Goldfish, Supply Chain Management and Smartphones … Huh?

07 Jul Goldfish, Supply Chain Management and Smartphones … Huh?

The average attention span has dropped to 8 seconds, which is shorter than the attention span of a goldfish, which is 9 seconds.  That means an Internet marketer has 8 seconds to convince a reader that their content is worth another 8 seconds.  The key take way for anyone is that if something is not apparent in 8 seconds, you may lose your audience.  Supply chain executives need to understand this issue and not fight it, but leverage it.

Providing supply chain information on Smartphones is not a new concept.  However, taking a conventional enterprise business intelligence approach will not help.  In a typical web-based business intelligence scenario, a user will need to drill down various times and perform several queries before getting to the relevant key performance indicators.  In my own business, when I see a spreadsheet report, I know I need to spend more than 8 seconds to find a piece of information.  Business intelligence systems are made for deep dive information, leveraging analytics and swimming through mountains of data.

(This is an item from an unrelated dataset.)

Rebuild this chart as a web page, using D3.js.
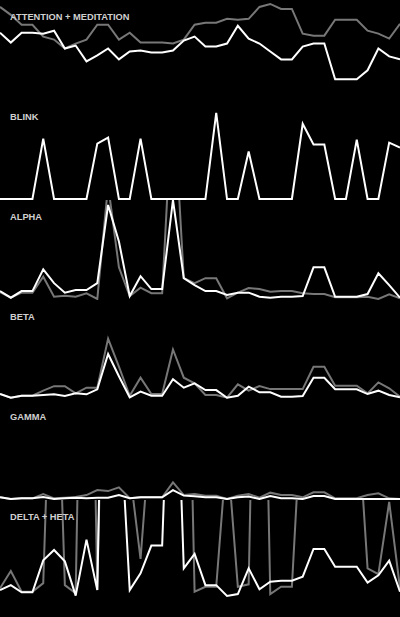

Here are three items to consider in order to take those short attention spans and turn them into a competitive supply chain advantage:

Less is more: A Shallow-Dive.  The approach on smartphones need to take the goldfish’s perspective into account and think the opposite of a deep-dive: the shallow-dive approach.  A shallow drive approach considers a “less-is-more” strategy.  In this approach, sophisticated back-end analytics (not running on the smartphone, but in a cloud environment) manipulates the data and provides primary key performance indicators relevant to the user as quickly as possible.

People are Visual Learners.  Since there is a very limited amount of time supply chain organizations have with their teams when communicating KPI’s, lets use that time more efficiently.  Research by 3M Corporation reveals that visual information is processed 60,000 times faster than text.  While it may not be feasible to have 60,000 pictures in a KPI analysis on smartphone, the important KPI’s should be presented in a visual format.

Collaboration needs to be a social two-way conversation.  With a short attention span, supply chain organizations can consider distributing the information to more people.  We can apply very simply math: if 8 members of a supply chain organization can spend 8 seconds on an issue, we at least have over 1 minute of attention.  With conversations continuing, we have more attention on specific issues.